For most of the biclusters, the mixture of topics/categories as well as the captured important words make sense. 

## Spectral Biclustering

The **spectral biclustering** algorithm assumes that the input data matrix has a hidden checkerboard structure (see the fig below). The rows and columns of a matrix with this structure may be partitioned so that the entries of any bicluster in the Cartesian product of row clusters and column clusters are approximately constant. The algorithm partitions the rows and columns of a matrix so that a corresponding blockwise-constant checkerboard matrix provides a good approximation to the original matrix. For instance, if there are 4 row partitions and 3 column partitions, each row will belong to 3 biclusters, and each column will belong to 4 biclusters (see the fig below).

![image.png](attachment:4206801f-bb09-4e5d-bbbc-992392bfc2f3.png)

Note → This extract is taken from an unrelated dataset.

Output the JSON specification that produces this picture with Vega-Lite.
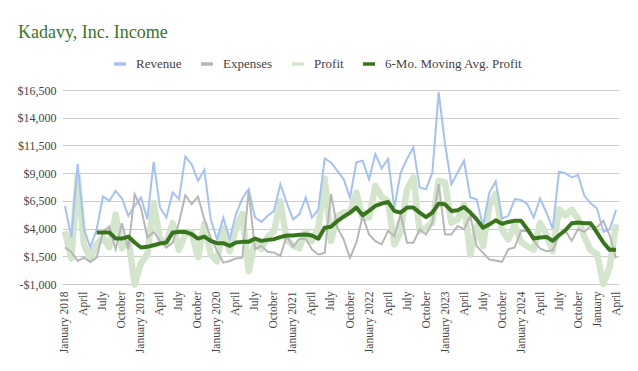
{
  "$schema": "https://vega.github.io/schema/vega-lite/v6.json",
  "width": 557,
  "height": 194,
  "autosize": {"type": "none"},
  "padding": {"left": 62, "top": 90, "right": 19, "bottom": 87},
  "background": "white",
  "title": {"text": "Kadavy, Inc. Income", "anchor": "start", "frame": "group", "color": "#38761d", "fontSize": 18, "fontWeight": "normal", "font": "Liberation Serif", "dx": -44, "offset": 14},
  "config": {"font": "Liberation Serif", "view": {"stroke": null}},
  "data": {"values": [
    {"d":"2018-01","Revenue":6050,"Expenses":2300,"Profit":3750,"MA":null},
    {"d":"2018-02","Revenue":3190,"Expenses":1890,"Profit":1300,"MA":null},
    {"d":"2018-03","Revenue":9810,"Expenses":1080,"Profit":8730,"MA":null},
    {"d":"2018-04","Revenue":3940,"Expenses":1380,"Profit":2560,"MA":null},
    {"d":"2018-05","Revenue":2290,"Expenses":990,"Profit":1300,"MA":null},
    {"d":"2018-06","Revenue":3940,"Expenses":1380,"Profit":2560,"MA":3640},
    {"d":"2018-07","Revenue":6890,"Expenses":3700,"Profit":3190,"MA":3640},
    {"d":"2018-08","Revenue":6500,"Expenses":4180,"Profit":2320,"MA":3640},
    {"d":"2018-09","Revenue":7400,"Expenses":2140,"Profit":5260,"MA":3100},
    {"d":"2018-10","Revenue":6710,"Expenses":4480,"Profit":2230,"MA":3100},
    {"d":"2018-11","Revenue":5150,"Expenses":2140,"Profit":3010,"MA":3280},
    {"d":"2018-12","Revenue":6050,"Expenses":7100,"Profit":-1050,"MA":2740},
    {"d":"2019-01","Revenue":6800,"Expenses":5900,"Profit":900,"MA":2290},
    {"d":"2019-02","Revenue":4850,"Expenses":3190,"Profit":1660,"MA":2350},
    {"d":"2019-03","Revenue":10020,"Expenses":3700,"Profit":6320,"MA":2500},
    {"d":"2019-04","Revenue":5900,"Expenses":2890,"Profit":3010,"MA":2650},
    {"d":"2019-05","Revenue":5000,"Expenses":2290,"Profit":2710,"MA":2740},
    {"d":"2019-06","Revenue":7250,"Expenses":2740,"Profit":4510,"MA":3640},
    {"d":"2019-07","Revenue":6650,"Expenses":4550,"Profit":2100,"MA":3700},
    {"d":"2019-08","Revenue":10500,"Expenses":7010,"Profit":3490,"MA":3700},
    {"d":"2019-09","Revenue":9810,"Expenses":6200,"Profit":3610,"MA":3490},
    {"d":"2019-10","Revenue":8300,"Expenses":6890,"Profit":1410,"MA":3100},
    {"d":"2019-11","Revenue":9300,"Expenses":4850,"Profit":4450,"MA":3280},
    {"d":"2019-12","Revenue":4850,"Expenses":3190,"Profit":1660,"MA":2890},
    {"d":"2020-01","Revenue":3040,"Expenses":1990,"Profit":1050,"MA":2680},
    {"d":"2020-02","Revenue":5000,"Expenses":930,"Profit":4070,"MA":2680},
    {"d":"2020-03","Revenue":3040,"Expenses":1080,"Profit":1960,"MA":2440},
    {"d":"2020-04","Revenue":5300,"Expenses":1300,"Profit":4000,"MA":2740},
    {"d":"2020-05","Revenue":6710,"Expenses":1380,"Profit":5330,"MA":2800},
    {"d":"2020-06","Revenue":7550,"Expenses":7400,"Profit":150,"MA":2800},
    {"d":"2020-07","Revenue":5000,"Expenses":2140,"Profit":2860,"MA":3100},
    {"d":"2020-08","Revenue":4600,"Expenses":2440,"Profit":2160,"MA":2890},
    {"d":"2020-09","Revenue":5150,"Expenses":1900,"Profit":3250,"MA":2980},
    {"d":"2020-10","Revenue":5600,"Expenses":1830,"Profit":3770,"MA":3040},
    {"d":"2020-11","Revenue":8000,"Expenses":1530,"Profit":6470,"MA":3230},
    {"d":"2020-12","Revenue":6340,"Expenses":3320,"Profit":3020,"MA":3380},
    {"d":"2021-01","Revenue":4830,"Expenses":2360,"Profit":2470,"MA":3380},
    {"d":"2021-02","Revenue":5290,"Expenses":3080,"Profit":2210,"MA":3440},
    {"d":"2021-03","Revenue":6800,"Expenses":3080,"Profit":3720,"MA":3470},
    {"d":"2021-04","Revenue":4980,"Expenses":2110,"Profit":2870,"MA":3380},
    {"d":"2021-05","Revenue":5740,"Expenses":1660,"Profit":4080,"MA":3080},
    {"d":"2021-06","Revenue":10330,"Expenses":1810,"Profit":8520,"MA":4080},
    {"d":"2021-07","Revenue":9970,"Expenses":7100,"Profit":2870,"MA":4170},
    {"d":"2021-08","Revenue":9210,"Expenses":4080,"Profit":5130,"MA":4680},
    {"d":"2021-09","Revenue":8460,"Expenses":3020,"Profit":5440,"MA":5070},
    {"d":"2021-10","Revenue":6800,"Expenses":1360,"Profit":5440,"MA":5440},
    {"d":"2021-11","Revenue":9970,"Expenses":2720,"Profit":7250,"MA":5890},
    {"d":"2021-12","Revenue":10120,"Expenses":5130,"Profit":4990,"MA":5200},
    {"d":"2022-01","Revenue":8460,"Expenses":3470,"Profit":4990,"MA":5590},
    {"d":"2022-02","Revenue":10720,"Expenses":2870,"Profit":7850,"MA":6040},
    {"d":"2022-03","Revenue":9420,"Expenses":2570,"Profit":6850,"MA":6250},
    {"d":"2022-04","Revenue":10270,"Expenses":3780,"Profit":6490,"MA":6400},
    {"d":"2022-05","Revenue":5900,"Expenses":3320,"Profit":2580,"MA":5590},
    {"d":"2022-06","Revenue":9060,"Expenses":5350,"Profit":3710,"MA":5440},
    {"d":"2022-07","Revenue":10270,"Expenses":2720,"Profit":7550,"MA":5890},
    {"d":"2022-08","Revenue":11330,"Expenses":2720,"Profit":8610,"MA":5890},
    {"d":"2022-09","Revenue":7700,"Expenses":3930,"Profit":3770,"MA":5440},
    {"d":"2022-10","Revenue":7550,"Expenses":3470,"Profit":4080,"MA":5040},
    {"d":"2022-11","Revenue":9060,"Expenses":4530,"Profit":4530,"MA":5440},
    {"d":"2022-12","Revenue":16300,"Expenses":8000,"Profit":8300,"MA":6250},
    {"d":"2023-01","Revenue":11630,"Expenses":3470,"Profit":8160,"MA":6190},
    {"d":"2023-02","Revenue":8000,"Expenses":3470,"Profit":4530,"MA":5590},
    {"d":"2023-03","Revenue":9060,"Expenses":4230,"Profit":4830,"MA":5650},
    {"d":"2023-04","Revenue":10120,"Expenses":3930,"Profit":6190,"MA":5950},
    {"d":"2023-05","Revenue":6800,"Expenses":5140,"Profit":1660,"MA":5440},
    {"d":"2023-06","Revenue":6650,"Expenses":2420,"Profit":4230,"MA":4830},
    {"d":"2023-07","Revenue":4230,"Expenses":1810,"Profit":2420,"MA":4080},
    {"d":"2023-08","Revenue":7250,"Expenses":1210,"Profit":6040,"MA":4380},
    {"d":"2023-09","Revenue":8250,"Expenses":1120,"Profit":7130,"MA":4740},
    {"d":"2023-10","Revenue":4900,"Expenses":1000,"Profit":3900,"MA":4430},
    {"d":"2023-11","Revenue":5150,"Expenses":2140,"Profit":3010,"MA":4600},
    {"d":"2023-12","Revenue":6650,"Expenses":2290,"Profit":4360,"MA":4700},
    {"d":"2024-01","Revenue":6590,"Expenses":3790,"Profit":2800,"MA":4700},
    {"d":"2024-02","Revenue":6200,"Expenses":3800,"Profit":2400,"MA":3940},
    {"d":"2024-03","Revenue":5000,"Expenses":2900,"Profit":2100,"MA":3100},
    {"d":"2024-04","Revenue":6710,"Expenses":2200,"Profit":4510,"MA":3190},
    {"d":"2024-05","Revenue":5450,"Expenses":1960,"Profit":3490,"MA":3250},
    {"d":"2024-06","Revenue":4000,"Expenses":2050,"Profit":1950,"MA":2890},
    {"d":"2024-07","Revenue":9120,"Expenses":3400,"Profit":5720,"MA":3400},
    {"d":"2024-08","Revenue":9000,"Expenses":3800,"Profit":5200,"MA":3850},
    {"d":"2024-09","Revenue":8610,"Expenses":2900,"Profit":5710,"MA":4480},
    {"d":"2024-10","Revenue":8820,"Expenses":3950,"Profit":4870,"MA":4540},
    {"d":"2024-11","Revenue":6950,"Expenses":3700,"Profit":3250,"MA":4480},
    {"d":"2024-12","Revenue":6290,"Expenses":4250,"Profit":2040,"MA":4480},
    {"d":"2025-01","Revenue":5810,"Expenses":4100,"Profit":1710,"MA":3640},
    {"d":"2025-02","Revenue":3700,"Expenses":4700,"Profit":-1000,"MA":2740},
    {"d":"2025-03","Revenue":3940,"Expenses":3400,"Profit":540,"MA":2080},
    {"d":"2025-04","Revenue":5690,"Expenses":1300,"Profit":4390,"MA":2080}
  ]},
  "encoding": {
    "x": {
      "field": "d", "type": "ordinal",
      "scale": {"type": "point", "padding": 0.47},
      "axis": {
        "title": null, "grid": false, "domain": false, "ticks": false,
        "labelAngle": -90, "labelFontSize": 11.5, "labelColor": "#444444", "labelPadding": 7,
        "values": ["2018-01","2018-04","2018-07","2018-10","2019-01","2019-04","2019-07","2019-10","2020-01","2020-04","2020-07","2020-10","2021-01","2021-04","2021-07","2021-10","2022-01","2022-04","2022-07","2022-10","2023-01","2023-04","2023-07","2023-10","2024-01","2024-04","2024-07","2024-10","2025-01","2025-04"],
        "labelExpr": "substring(datum.value,5,7)=='01' ? (datum.value=='2025-01' ? 'January' : 'January ' + substring(datum.value,0,4)) : substring(datum.value,5,7)=='04' ? 'April' : substring(datum.value,5,7)=='07' ? 'July' : 'October'"
      }
    },
    "y": {
      "field": "value", "type": "quantitative",
      "scale": {"domain": [-1000, 16500], "nice": false, "zero": false},
      "axis": {
        "title": null, "domain": false, "ticks": false, "grid": true, "gridColor": "#cccccc",
        "values": [-1000, 1500, 4000, 6500, 9000, 11500, 14000, 16500],
        "labelExpr": "datum.value < 0 ? '-$' + format(-datum.value, ',') : '$' + format(datum.value, ',')",
        "labelFontSize": 12, "labelColor": "#444444", "labelPadding": 6
      }
    },
    "color": {
      "field": "series", "type": "nominal",
      "scale": {"domain": ["Revenue", "Expenses", "Profit", "MA"], "range": ["#a4c2f4", "#b7b7b7", "#d3e6cc", "#38761d"]},
      "legend": {
        "title": null, "orient": "none", "legendX": 50, "legendY": -34, "direction": "horizontal",
        "symbolType": "stroke", "symbolSize": 144, "symbolStrokeWidth": 3.5,
        "labelFontSize": 13, "labelColor": "#444444", "columnPadding": 12, "labelOffset": 8,
        "labelExpr": "datum.label == 'MA' ? '6-Mo. Moving Avg. Profit' : datum.label"
      }
    }
  },
  "layer": [
    {
      "transform": [{"fold": ["Profit"], "as": ["series", "value"]}],
      "mark": {"type": "line", "strokeWidth": 6.5, "strokeJoin": "round"}
    },
    {
      "transform": [{"fold": ["Revenue", "Expenses"], "as": ["series", "value"]}],
      "mark": {"type": "line", "strokeWidth": 2}
    },
    {
      "transform": [{"filter": "datum.MA != null"}, {"fold": ["MA"], "as": ["series", "value"]}],
      "mark": {"type": "line", "strokeWidth": 4, "strokeJoin": "round"}
    }
  ]
}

### Define and fit a SpectralBiclustering model

In [None]:
bicluster = SpectralBiclustering(n_clusters=len(categories),
                                 svd_method='arpack', random_state=0)

In [None]:
bicluster.fit(X)

In [None]:
bicluster.biclusters_[0].shape  

In [None]:
bicluster.biclusters_[1].shape

Unlike coclustering, here each row belongs to all of the clusters. That's why 19 x 19 = 361 entries (19 1-hot encoding) are used to capture cluster assignements. 

In [None]:
temp = bicluster.biclusters_[0].sum(axis=0)
(temp > 1).sum()

In [None]:
temp = bicluster.biclusters_[1].sum(axis=0)
(temp > 1).sum()

### Evaluation

Let's measure V-score. 

In [None]:
y_bicluster = bicluster.row_labels_

v_score = v_measure_score(y_bicluster, y_true)
print(f"V-measure: {v_score:.4f}")

The V-score for spectral biclustering method is lower than the K-means. So we can conclude that this is not a good fit based on clustering over rows.